▶ _Description of the task_
Give the material again in full, matching it exactly.

# # # # # # #

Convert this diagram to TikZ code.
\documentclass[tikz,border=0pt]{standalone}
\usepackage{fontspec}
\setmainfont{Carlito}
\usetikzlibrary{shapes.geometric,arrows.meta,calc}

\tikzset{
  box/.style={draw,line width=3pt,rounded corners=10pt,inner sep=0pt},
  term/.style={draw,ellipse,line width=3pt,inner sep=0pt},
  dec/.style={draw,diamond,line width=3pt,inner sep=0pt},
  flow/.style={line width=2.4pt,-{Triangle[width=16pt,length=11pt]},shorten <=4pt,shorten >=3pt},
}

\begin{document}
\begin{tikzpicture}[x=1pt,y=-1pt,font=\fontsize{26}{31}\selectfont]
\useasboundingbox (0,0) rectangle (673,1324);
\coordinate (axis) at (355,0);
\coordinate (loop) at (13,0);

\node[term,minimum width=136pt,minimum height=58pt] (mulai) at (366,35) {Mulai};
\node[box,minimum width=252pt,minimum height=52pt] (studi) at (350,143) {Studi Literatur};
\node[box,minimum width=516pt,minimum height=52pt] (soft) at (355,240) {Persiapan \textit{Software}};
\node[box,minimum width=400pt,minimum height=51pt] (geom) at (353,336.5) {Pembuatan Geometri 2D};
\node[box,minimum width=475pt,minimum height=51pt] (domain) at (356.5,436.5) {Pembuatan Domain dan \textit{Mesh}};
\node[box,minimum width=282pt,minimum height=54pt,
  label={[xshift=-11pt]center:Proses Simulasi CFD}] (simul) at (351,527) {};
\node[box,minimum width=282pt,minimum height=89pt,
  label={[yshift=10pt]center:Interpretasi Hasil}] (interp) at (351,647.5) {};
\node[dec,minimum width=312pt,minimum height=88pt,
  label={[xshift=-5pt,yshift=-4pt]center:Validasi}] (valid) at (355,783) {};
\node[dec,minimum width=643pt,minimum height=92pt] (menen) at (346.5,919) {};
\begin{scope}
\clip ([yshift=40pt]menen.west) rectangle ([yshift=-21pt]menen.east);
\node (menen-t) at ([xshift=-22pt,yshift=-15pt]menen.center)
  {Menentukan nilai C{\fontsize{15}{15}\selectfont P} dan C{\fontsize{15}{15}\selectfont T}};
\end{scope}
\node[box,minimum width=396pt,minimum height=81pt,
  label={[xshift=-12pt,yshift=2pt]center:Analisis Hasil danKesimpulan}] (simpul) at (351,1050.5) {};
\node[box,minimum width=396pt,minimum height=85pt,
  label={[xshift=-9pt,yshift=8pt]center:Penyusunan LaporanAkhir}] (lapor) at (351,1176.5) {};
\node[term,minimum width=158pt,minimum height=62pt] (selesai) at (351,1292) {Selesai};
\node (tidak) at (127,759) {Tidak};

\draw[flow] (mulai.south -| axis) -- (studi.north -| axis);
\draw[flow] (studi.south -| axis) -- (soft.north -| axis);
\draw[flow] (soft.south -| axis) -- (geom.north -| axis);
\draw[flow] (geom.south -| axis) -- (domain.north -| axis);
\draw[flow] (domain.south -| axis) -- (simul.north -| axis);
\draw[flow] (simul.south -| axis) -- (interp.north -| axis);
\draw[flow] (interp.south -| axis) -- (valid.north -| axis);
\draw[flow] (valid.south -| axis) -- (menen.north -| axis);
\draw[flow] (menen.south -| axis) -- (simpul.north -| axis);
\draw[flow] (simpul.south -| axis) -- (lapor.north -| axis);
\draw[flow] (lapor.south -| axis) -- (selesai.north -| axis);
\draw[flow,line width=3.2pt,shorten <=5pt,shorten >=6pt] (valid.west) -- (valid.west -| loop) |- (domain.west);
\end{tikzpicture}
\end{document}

# # # # # # #

▶ _Written reply_
Convert this diagram to TikZ code.
\documentclass[tikz,border=0pt]{standalone}
\usepackage{fontspec}
\setmainfont{Carlito}
\usetikzlibrary{shapes.geometric,arrows.meta,calc}

\tikzset{
  box/.style={draw,line width=3pt,rounded corners=10pt,inner sep=0pt},
  term/.style={draw,ellipse,line width=3pt,inner sep=0pt},
  dec/.style={draw,diamond,line width=3pt,inner sep=0pt},
  flow/.style={line width=2.4pt,-{Triangle[width=16pt,length=11pt]},shorten <=4pt,shorten >=3pt},
}

\begin{document}
\begin{tikzpicture}[x=1pt,y=-1pt,font=\fontsize{26}{31}\selectfont]
\useasboundingbox (0,0) rectangle (673,1324);
\coordinate (axis) at (355,0);
\coordinate (loop) at (13,0);

\node[term,minimum width=136pt,minimum height=58pt] (mulai) at (366,35) {Mulai};
\node[box,minimum width=252pt,minimum height=52pt] (studi) at (350,143) {Studi Literatur};
\node[box,minimum width=516pt,minimum height=52pt] (soft) at (355,240) {Persiapan \textit{Software}};
\node[box,minimum width=400pt,minimum height=51pt] (geom) at (353,336.5) {Pembuatan Geometri 2D};
\node[box,minimum width=475pt,minimum height=51pt] (domain) at (356.5,436.5) {Pembuatan Domain dan \textit{Mesh}};
\node[box,minimum width=282pt,minimum height=54pt,
  label={[xshift=-11pt]center:Proses Simulasi CFD}] (simul) at (351,527) {};
\node[box,minimum width=282pt,minimum height=89pt,
  label={[yshift=10pt]center:Interpretasi Hasil}] (interp) at (351,647.5) {};
\node[dec,minimum width=312pt,minimum height=88pt,
  label={[xshift=-5pt,yshift=-4pt]center:Validasi}] (valid) at (355,783) {};
\node[dec,minimum width=643pt,minimum height=92pt] (menen) at (346.5,919) {};
\begin{scope}
\clip ([yshift=40pt]menen.west) rectangle ([yshift=-21pt]menen.east);
\node (menen-t) at ([xshift=-22pt,yshift=-15pt]menen.center)
  {Menentukan nilai C{\fontsize{15}{15}\selectfont P} dan C{\fontsize{15}{15}\selectfont T}};
\end{scope}
\node[box,minimum width=396pt,minimum height=81pt,
  label={[xshift=-12pt,yshift=2pt]center:Analisis Hasil danKesimpulan}] (simpul) at (351,1050.5) {};
\node[box,minimum width=396pt,minimum height=85pt,
  label={[xshift=-9pt,yshift=8pt]center:Penyusunan LaporanAkhir}] (lapor) at (351,1176.5) {};
\node[term,minimum width=158pt,minimum height=62pt] (selesai) at (351,1292) {Selesai};
\node (tidak) at (127,759) {Tidak};

\draw[flow] (mulai.south -| axis) -- (studi.north -| axis);
\draw[flow] (studi.south -| axis) -- (soft.north -| axis);
\draw[flow] (soft.south -| axis) -- (geom.north -| axis);
\draw[flow] (geom.south -| axis) -- (domain.north -| axis);
\draw[flow] (domain.south -| axis) -- (simul.north -| axis);
\draw[flow] (simul.south -| axis) -- (interp.north -| axis);
\draw[flow] (interp.south -| axis) -- (valid.north -| axis);
\draw[flow] (valid.south -| axis) -- (menen.north -| axis);
\draw[flow] (menen.south -| axis) -- (simpul.north -| axis);
\draw[flow] (simpul.south -| axis) -- (lapor.north -| axis);
\draw[flow] (lapor.south -| axis) -- (selesai.north -| axis);
\draw[flow,line width=3.2pt,shorten <=5pt,shorten >=6pt] (valid.west) -- (valid.west -| loop) |- (domain.west);
\end{tikzpicture}
\end{document}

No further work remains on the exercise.